The rear cargo area will hold a small family’s weekly groceries or a couple of people’s weekend luggage. There’s some small-item space under the floor in a segmented tray atop the spare tire, and in a couple of open bins at the far sides of the cargo bay. Rear 60/40-split seats fold flat in an unbroken surface from the cargo area.

Of course, you can’t have everything for a starting price just south of $20,000. The somewhat racy exterior is backed up under the hood by just 137 horsepower—and with the CVT, that’s not really enough for any kind of thrills. You’ll get around safely on the highway—no worries there—but determined standing starts or bursts from lower speeds often are accompanied by frenzied spinning of the tach before the transmission belatedly allows the engine to fulfill its duties. (Note that a button-activated “Sport” mode modifies “shift” points on the CVT.)

At least the automatic provides some additional operating thrift. Where the manual iM is rated by the EPA and 27 mpg in the city and 36 mpg on the highway, the CVT-equipped car’s numbers are 28 and 37, respectively. Tooling around in the standard setting for 158 miles (75 percent in city conditions), this driver averaged 31.0 mpg—not far off the EPA combined city/highway estimate of 32 mpg.

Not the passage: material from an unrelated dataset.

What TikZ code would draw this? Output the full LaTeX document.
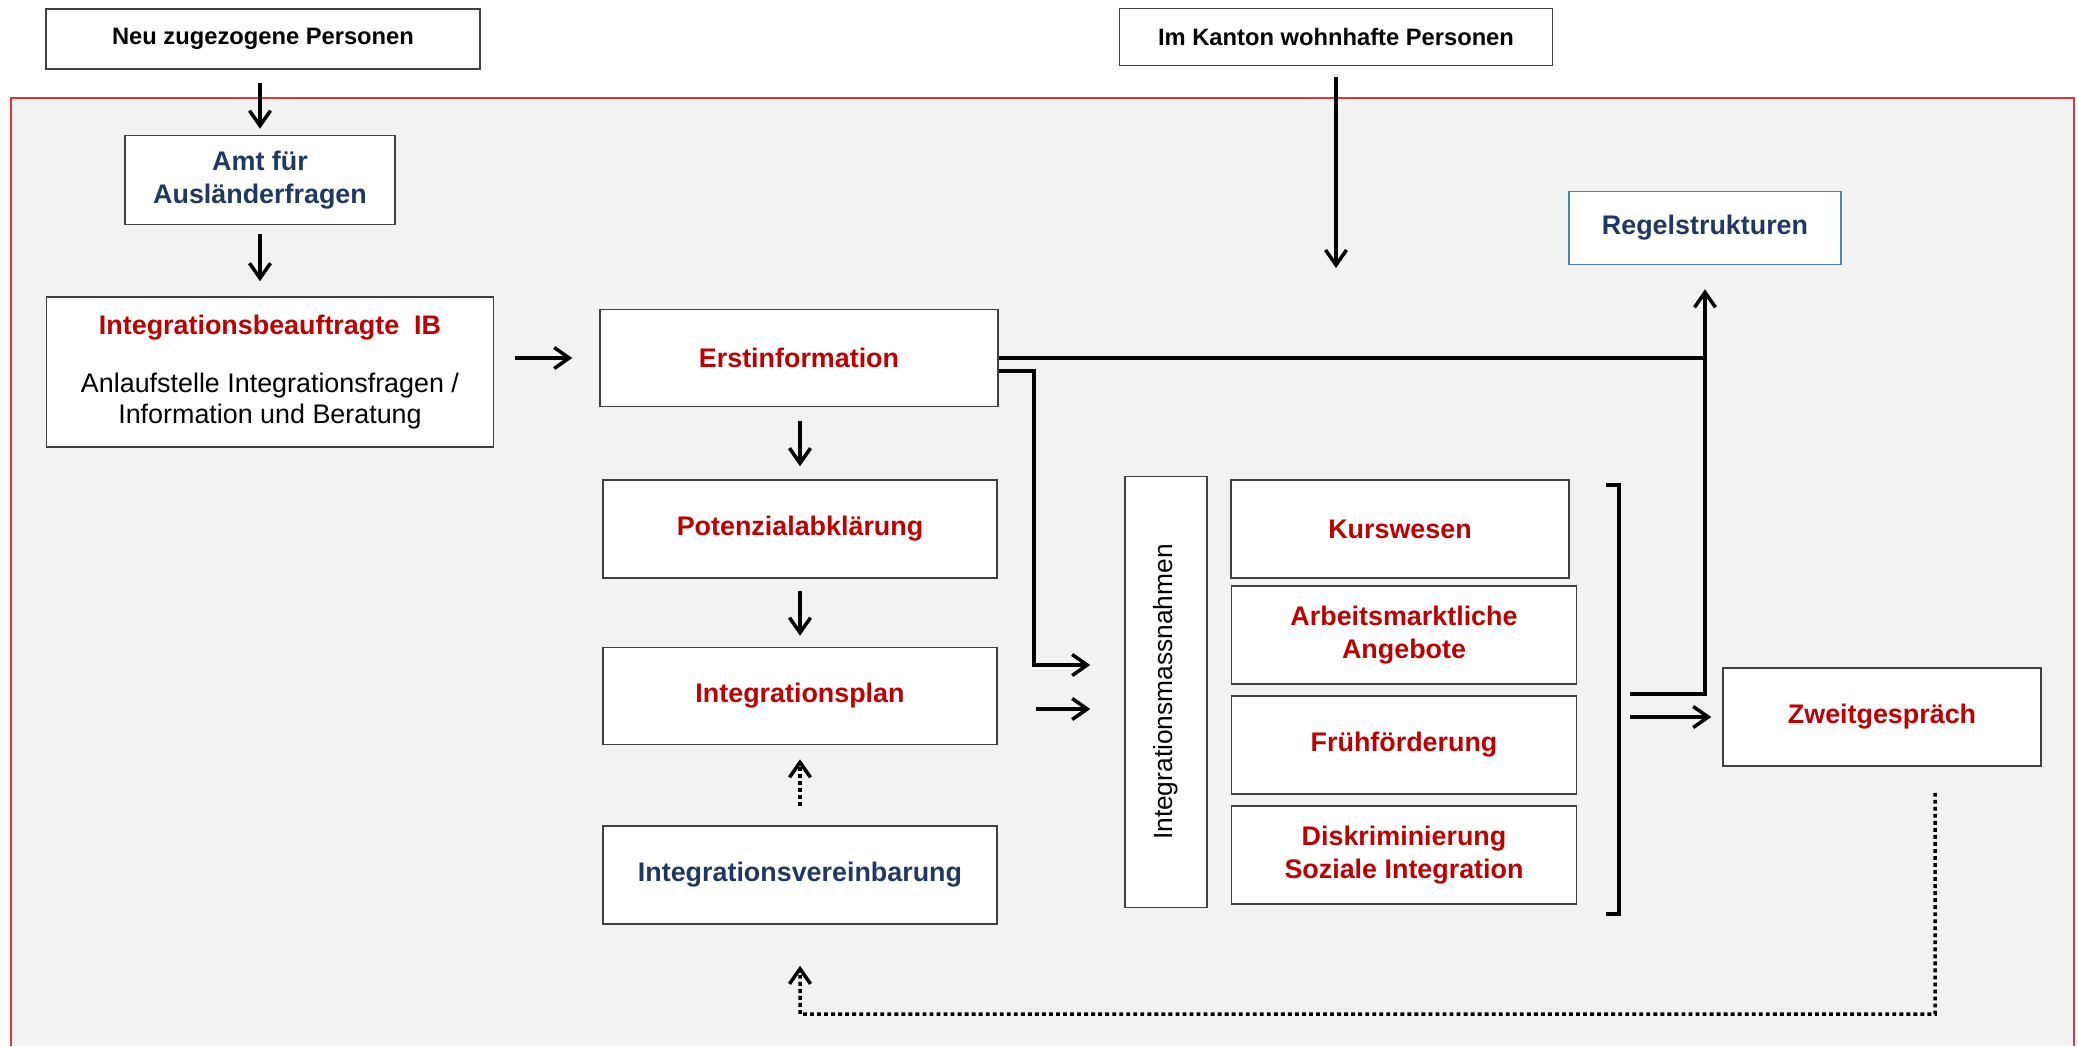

As for ride, the iM is no Lexus ES, but it’s pleasantly compliant for a small car. There was a surprising absence of choppiness over bumps. Steering—with electric power assist—is easy, and cornering lean is well controlled. However, there are plenty of compact cars that best this Scion in the fun-to-drive department. Despite its racy-looking wheels and sporty body kit, the iM’s cornering prowess and overall agility comes up short compared to, say, a Mazda 3 or a Ford Focus. Still, from a features-per-dollar, style-for-the-money, and all-around-value standpoint, Scion’s new 4-door hatchback is hard to beat.

Scion iM profile
The iM isn’t perfect, but it represents a strong value for around $20,000. Shoppers seeking economical, stylish transportation may want to check the iM out.